Investigation and engineering of PvdQ, a Pseudomonas aeruginosa enzyme at the nexus of quorum sensing and iron uptake pathways

Abstract

The gram-negative human pathogen Pseudomonas aeruginosa is a widespread global health concern. Two key pathways of P. aeruginosa that are involved in its infection and/or survival within mammalian hosts are the pyoverdine biosynthetic pathway, which is necessary for iron acquisition, and the N-acyl-homoserine lactone (AHL) quorum sensing (QS) system, which is necessary for P. aeruginosa virulence and infection. The P. aeruginosa enzyme PvdQ is unique in that it is proposed to play roles in both these pathways. To investigate the role of PvdQ in P. aeruginosa, the enzyme’s in vitro substrate profile was characterized and found to favor substrates with unsubstituted myristic acyl groups, supporting a role for PvdQ in pyoverdine biosynthesis, but challenging its proposed role in regulating P. aeruginosa QS. Knowledge of PvdQ’s substrate preference and mechanism enabled rational inhibitor design, leading to the discovery of long chain (≥ 10 carbons) n-alkylboronic acids as highly potent transition state analog inhibitors of PvdQ, with 1-tridecylboronic acid having a Ki of 200 ± 40 pM and having the ability to recapitulate the growth phenotype of a pvdQ transposon insertion strain of P. aeruginosa under certain experimental conditions. Investigation of PvdQ inhibition by alkylboronic acids was extended to short- and medium-chain alkylboronic acids and revealed an eight order of magnitude span of affinity that is linearly related to alkyl chain length.
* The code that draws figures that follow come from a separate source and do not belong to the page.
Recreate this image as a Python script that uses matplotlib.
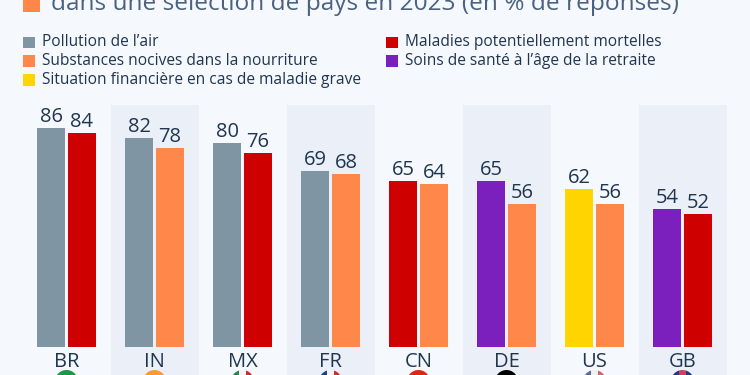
import matplotlib
matplotlib.use('Agg')
import matplotlib.pyplot as plt
from matplotlib.patches import Circle, Rectangle

# data
countries = ['BR', 'IN', 'MX', 'FR', 'CN', 'DE', 'US', 'GB']
first_values = [86, 82, 80, 69, 65, 65, 62, 54]
second_values = [84, 78, 76, 68, 64, 56, 56, 52]
first_topics = ['air', 'air', 'air', 'air', 'death', 'care', 'money', 'care']
second_topics = ['death', 'food', 'death', 'food', 'food', 'food', 'food', 'death']

topic_colors = {'air': '#7f95a3', 'food': '#ff8749', 'death': '#cf0000',
                'care': '#7b1fbd', 'money': '#ffd500'}
legend_left = [('air', "Pollution de l\u2019air"),
               ('food', 'Substances nocives dans la nourriture'),
               ('money', 'Situation financi\u00e8re en cas de maladie grave')]
legend_right = [('death', 'Maladies potentiellement mortelles'),
                ('care', 'Soins de sant\u00e9 \u00e0 l\u2019\u00e2ge de la retraite')]
title = 'dans une s\u00e9lection de pays en 2023 (en % de r\u00e9ponses)'

text_dark = '#1f3550'
text_title = '#4a6280'
bg = '#f5f8fc'
band = '#ebf0f8'

plt.rcParams['font.family'] = ['Open Sans', 'DejaVu Sans']

fig = plt.figure(figsize=(7.5, 3.75), dpi=100, facecolor=bg)

# pixel layer for the title, legend and flags (y counted from the top)
px = fig.add_axes([0, 0, 1, 1], zorder=3)
px.set_xlim(0, 750)
px.set_ylim(375, 0)
px.axis('off')

# bars
ax = fig.add_axes([0, 0, 1, 1], zorder=2)
ax.patch.set_alpha(0)
ax.set_xlim(-66.5 / 88, (750 - 66.5) / 88)
ax.set_ylim(-28.5 / 2.54, 346.5 / 2.54)
ax.axis('off')

for i, c in enumerate(countries):
    if i % 2 == 1:
        ax.axvspan(i - 0.5, i + 0.5, ymin=0, ymax=1 - 105 / 375, color=band, lw=0, zorder=0)
    ax.bar(i - 0.176, first_values[i], 0.318, color=topic_colors[first_topics[i]], zorder=2)
    ax.bar(i + 0.176, second_values[i], 0.318, color=topic_colors[second_topics[i]], zorder=2)
    ax.text(i - 0.176, first_values[i] + 0.5, str(first_values[i]), ha='center', va='bottom',
            fontsize=14.5, color=text_dark, fontweight='medium')
    ax.text(i + 0.176, second_values[i] + 0.5, str(second_values[i]), ha='center', va='bottom',
            fontsize=14.5, color=text_dark, fontweight='medium')
    ax.text(i, -2.2, c, ha='center', va='top', fontsize=14.5, color=text_dark)

# title
px.add_patch(Rectangle((23, -6), 17, 18, color='#ff8749', lw=0))
px.text(51, 3.5, title, fontsize=17.55, color=text_title, va='center', ha='left')

# legend
for j, (k, label) in enumerate(legend_left):
    y = 42 + j * 18.9
    px.add_patch(Rectangle((23, y - 5.5), 11.5, 11.5, color=topic_colors[k], lw=0))
    px.text(41.5, y, label, fontsize=11.2, color=text_dark, va='center', ha='left')
for j, (k, label) in enumerate(legend_right):
    y = 42 + j * 18.9
    px.add_patch(Rectangle((386, y - 5.5), 11.5, 11.5, color=topic_colors[k], lw=0))
    px.text(405, y, label, fontsize=11.2, color=text_dark, va='center', ha='left')

# flags, only their top edge shows
flag_y = 381.5
flag_r = 11.5
flag_x = [66.5 + 88 * i for i in range(8)]
flag_parts = {
    'BR': ['#1a9a45'],
    'IN': ['#ff9a33'],
    'MX': ['#1f8a50', '#f4f4f4', '#cf2a2a'],
    'FR': ['#1f3f8f', '#f4f4f4', '#d62b2b'],
    'CN': ['#de2910'],
    'DE': ['#000000'],
    'US': ['#5a6a9a', '#f0f0f0', '#d9606a'],
    'GB': ['#1f3a80', '#d04060', '#1f3a80'],
}
for c, x in zip(countries, flag_x):
    clip = Circle((x, flag_y), flag_r, transform=px.transData)
    parts = flag_parts[c]
    w = 2 * flag_r / len(parts)
    for n, col in enumerate(parts):
        r = px.add_patch(Rectangle((x - flag_r + n * w, flag_y - flag_r), w, 2 * flag_r,
                                   color=col, lw=0))
        r.set_clip_path(clip)

fig.savefig('out.png', dpi=100, facecolor=bg)
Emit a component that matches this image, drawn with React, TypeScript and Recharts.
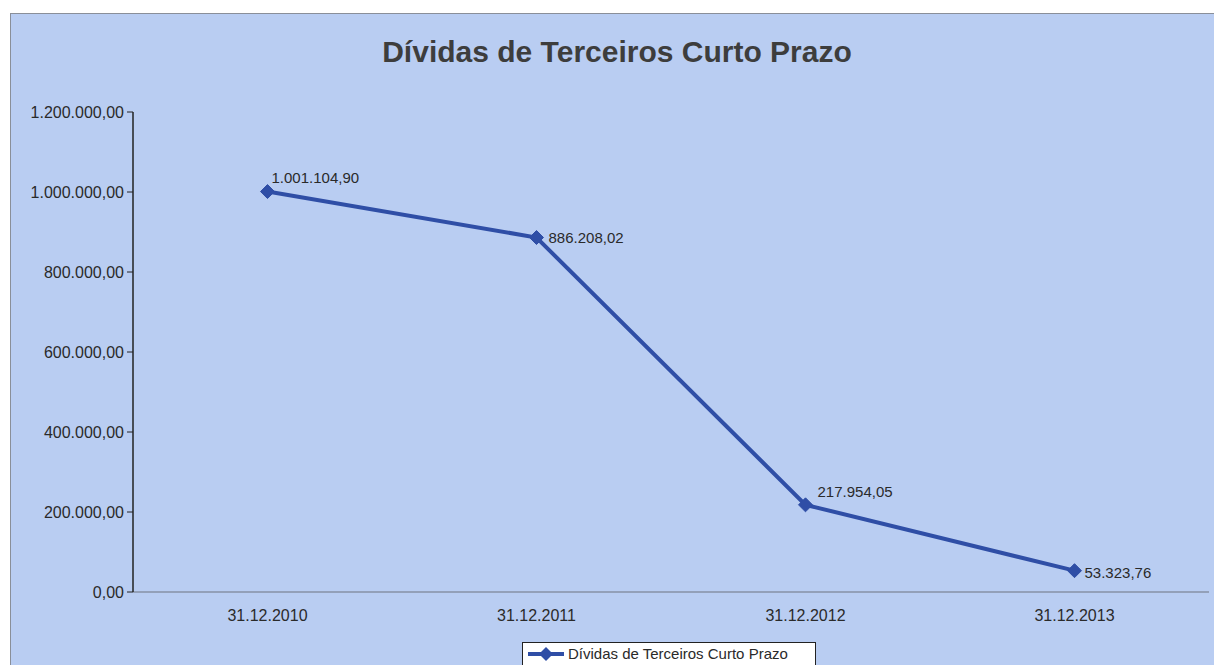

Through structural studies, short-chain alkylboronic acids (≤ 4 carbons) were found to adopt an alternate binding conformation relative to other alkylboronic acids, which suggests a mechanism by which PvdQ excludes short substrates such as P. aeruginosa QS molecule N-butyroyl-homoserine lactone. Finally, a circular permutation of PvdQ (cpPvdQ) was designed and constructed in order to uncouple the catalytic and self-processing activities of PvdQ and to facilitate the production of mutants that affect catalysis and specificity. The cpPvdQ monomer recapitulates the catalytic and structural features of PvdQ. A catalytically impaired cpPvdQ mutant that is shown to maintain affinity for PvdQ’s native substrate, the pyoverdine precursor, but does not hydrolyze the substrate, has been produced and will be a valuable tool for future efforts to trap a PvdQ derivative in complex with the pyoverdine precursor.